**EXERCISE GOAL**.
Show each line that has the string "matplotlib" in it.
## Start SOURCE DATA
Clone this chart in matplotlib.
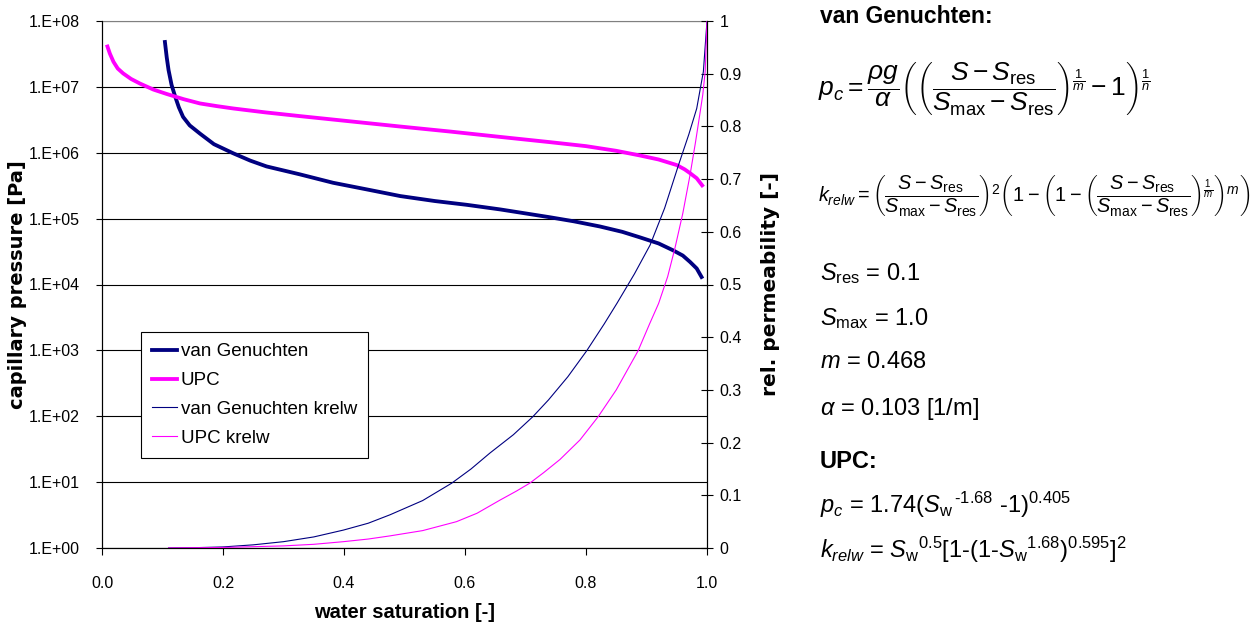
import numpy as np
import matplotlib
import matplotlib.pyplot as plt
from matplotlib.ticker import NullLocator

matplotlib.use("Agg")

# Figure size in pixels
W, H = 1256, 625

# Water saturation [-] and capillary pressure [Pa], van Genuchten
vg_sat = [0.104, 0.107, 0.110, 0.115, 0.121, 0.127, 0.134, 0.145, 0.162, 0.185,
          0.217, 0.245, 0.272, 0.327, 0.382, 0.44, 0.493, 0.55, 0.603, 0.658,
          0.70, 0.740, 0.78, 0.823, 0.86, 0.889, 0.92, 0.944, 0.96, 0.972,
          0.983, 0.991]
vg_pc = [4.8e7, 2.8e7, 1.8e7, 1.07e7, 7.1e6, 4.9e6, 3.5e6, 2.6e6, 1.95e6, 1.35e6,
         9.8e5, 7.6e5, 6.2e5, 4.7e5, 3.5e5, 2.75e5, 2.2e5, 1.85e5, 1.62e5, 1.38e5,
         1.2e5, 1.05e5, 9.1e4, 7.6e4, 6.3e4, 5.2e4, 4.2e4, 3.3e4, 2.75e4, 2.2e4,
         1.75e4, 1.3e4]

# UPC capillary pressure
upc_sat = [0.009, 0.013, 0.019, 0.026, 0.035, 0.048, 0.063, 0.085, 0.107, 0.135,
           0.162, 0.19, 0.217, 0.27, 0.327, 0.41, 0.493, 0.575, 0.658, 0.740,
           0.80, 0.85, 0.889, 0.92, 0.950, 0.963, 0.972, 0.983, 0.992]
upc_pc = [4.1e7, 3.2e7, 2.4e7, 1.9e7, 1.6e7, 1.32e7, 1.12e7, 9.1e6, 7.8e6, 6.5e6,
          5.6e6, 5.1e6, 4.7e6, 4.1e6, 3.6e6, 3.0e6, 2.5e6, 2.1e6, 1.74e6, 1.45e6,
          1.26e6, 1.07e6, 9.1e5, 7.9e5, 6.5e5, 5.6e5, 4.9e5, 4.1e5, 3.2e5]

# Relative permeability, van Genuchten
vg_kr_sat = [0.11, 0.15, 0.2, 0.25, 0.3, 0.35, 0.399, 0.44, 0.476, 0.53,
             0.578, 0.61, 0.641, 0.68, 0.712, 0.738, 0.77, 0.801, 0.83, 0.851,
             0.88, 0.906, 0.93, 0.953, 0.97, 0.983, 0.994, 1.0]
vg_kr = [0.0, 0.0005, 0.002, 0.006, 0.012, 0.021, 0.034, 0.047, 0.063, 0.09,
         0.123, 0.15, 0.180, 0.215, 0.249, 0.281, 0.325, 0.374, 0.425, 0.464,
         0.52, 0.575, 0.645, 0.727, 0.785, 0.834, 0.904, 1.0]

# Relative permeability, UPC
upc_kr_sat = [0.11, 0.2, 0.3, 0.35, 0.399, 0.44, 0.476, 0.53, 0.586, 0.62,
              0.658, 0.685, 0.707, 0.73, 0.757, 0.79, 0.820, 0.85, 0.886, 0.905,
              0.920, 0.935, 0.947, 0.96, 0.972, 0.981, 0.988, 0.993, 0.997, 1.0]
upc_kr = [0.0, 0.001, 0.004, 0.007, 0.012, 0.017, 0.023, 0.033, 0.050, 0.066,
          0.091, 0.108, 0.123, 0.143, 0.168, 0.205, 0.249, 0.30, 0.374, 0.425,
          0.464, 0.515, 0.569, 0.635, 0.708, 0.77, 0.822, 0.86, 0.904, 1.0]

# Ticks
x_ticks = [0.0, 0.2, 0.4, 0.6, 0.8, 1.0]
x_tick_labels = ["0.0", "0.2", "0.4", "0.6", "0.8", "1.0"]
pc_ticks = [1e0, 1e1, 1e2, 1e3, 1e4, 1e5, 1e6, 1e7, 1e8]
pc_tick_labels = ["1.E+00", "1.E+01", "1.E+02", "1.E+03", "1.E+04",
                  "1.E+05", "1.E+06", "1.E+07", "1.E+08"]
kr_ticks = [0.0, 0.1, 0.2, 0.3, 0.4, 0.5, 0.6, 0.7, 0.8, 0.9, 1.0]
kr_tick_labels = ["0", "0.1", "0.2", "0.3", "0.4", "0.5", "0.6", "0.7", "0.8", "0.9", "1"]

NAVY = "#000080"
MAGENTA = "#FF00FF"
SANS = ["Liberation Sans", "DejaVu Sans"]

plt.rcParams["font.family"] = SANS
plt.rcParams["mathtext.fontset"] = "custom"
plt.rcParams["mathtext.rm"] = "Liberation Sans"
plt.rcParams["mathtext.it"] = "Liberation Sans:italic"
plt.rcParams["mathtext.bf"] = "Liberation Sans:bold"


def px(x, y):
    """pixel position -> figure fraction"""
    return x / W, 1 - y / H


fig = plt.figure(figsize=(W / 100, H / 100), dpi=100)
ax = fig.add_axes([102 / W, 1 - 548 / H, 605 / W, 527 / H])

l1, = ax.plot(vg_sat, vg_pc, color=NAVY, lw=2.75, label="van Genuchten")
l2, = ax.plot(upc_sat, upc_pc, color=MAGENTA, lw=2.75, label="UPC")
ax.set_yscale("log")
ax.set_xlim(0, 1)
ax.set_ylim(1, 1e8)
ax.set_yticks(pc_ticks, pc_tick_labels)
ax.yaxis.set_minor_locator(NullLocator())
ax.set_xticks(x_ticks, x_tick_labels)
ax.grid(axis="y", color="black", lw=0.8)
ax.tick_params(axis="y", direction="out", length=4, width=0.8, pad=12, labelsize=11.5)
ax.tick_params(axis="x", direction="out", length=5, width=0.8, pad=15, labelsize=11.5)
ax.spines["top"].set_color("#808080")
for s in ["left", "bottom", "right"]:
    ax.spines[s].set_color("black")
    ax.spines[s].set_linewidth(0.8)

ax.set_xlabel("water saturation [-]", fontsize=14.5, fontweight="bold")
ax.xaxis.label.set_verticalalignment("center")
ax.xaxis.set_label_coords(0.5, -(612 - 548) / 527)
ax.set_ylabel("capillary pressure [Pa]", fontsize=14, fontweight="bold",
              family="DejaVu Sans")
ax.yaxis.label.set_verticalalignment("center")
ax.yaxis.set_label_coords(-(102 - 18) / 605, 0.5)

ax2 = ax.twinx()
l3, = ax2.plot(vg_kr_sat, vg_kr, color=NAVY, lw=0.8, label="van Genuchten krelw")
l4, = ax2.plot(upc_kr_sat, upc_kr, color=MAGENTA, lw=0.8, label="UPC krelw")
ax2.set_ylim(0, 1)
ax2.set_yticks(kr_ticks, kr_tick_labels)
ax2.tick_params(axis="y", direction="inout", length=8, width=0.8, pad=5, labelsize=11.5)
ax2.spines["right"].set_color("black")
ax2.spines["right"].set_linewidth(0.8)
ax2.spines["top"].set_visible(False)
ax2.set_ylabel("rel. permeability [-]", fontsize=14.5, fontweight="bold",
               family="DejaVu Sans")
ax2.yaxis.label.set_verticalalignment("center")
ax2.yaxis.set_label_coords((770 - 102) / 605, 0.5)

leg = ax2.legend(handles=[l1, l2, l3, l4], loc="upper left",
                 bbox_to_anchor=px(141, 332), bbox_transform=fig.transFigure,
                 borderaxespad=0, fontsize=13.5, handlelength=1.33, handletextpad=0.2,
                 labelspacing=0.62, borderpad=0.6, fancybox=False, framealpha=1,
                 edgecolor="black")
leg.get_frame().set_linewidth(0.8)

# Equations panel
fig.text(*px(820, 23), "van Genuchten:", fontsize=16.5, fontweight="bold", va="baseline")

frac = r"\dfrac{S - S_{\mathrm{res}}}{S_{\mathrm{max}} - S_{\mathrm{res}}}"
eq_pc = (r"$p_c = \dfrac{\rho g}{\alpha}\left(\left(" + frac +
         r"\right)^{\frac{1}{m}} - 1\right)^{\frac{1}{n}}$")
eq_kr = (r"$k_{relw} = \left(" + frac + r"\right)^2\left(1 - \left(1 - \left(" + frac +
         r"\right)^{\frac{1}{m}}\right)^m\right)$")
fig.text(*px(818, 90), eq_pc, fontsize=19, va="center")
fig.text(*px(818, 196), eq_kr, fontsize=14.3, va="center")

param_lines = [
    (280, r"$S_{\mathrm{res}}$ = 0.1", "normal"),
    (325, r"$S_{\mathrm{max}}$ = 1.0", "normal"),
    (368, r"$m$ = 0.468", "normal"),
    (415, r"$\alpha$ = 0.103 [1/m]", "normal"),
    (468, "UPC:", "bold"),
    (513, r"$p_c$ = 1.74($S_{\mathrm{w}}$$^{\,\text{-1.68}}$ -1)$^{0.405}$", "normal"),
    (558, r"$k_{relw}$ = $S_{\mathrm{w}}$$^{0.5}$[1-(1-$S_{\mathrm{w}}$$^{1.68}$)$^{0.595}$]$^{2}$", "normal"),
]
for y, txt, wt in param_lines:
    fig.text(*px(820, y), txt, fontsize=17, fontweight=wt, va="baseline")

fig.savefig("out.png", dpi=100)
## End SOURCE DATA
**TASK RESPONSE**.
Clone this chart in matplotlib.
import matplotlib
import matplotlib.pyplot as plt
from matplotlib.ticker import NullLocator
matplotlib.use("Agg")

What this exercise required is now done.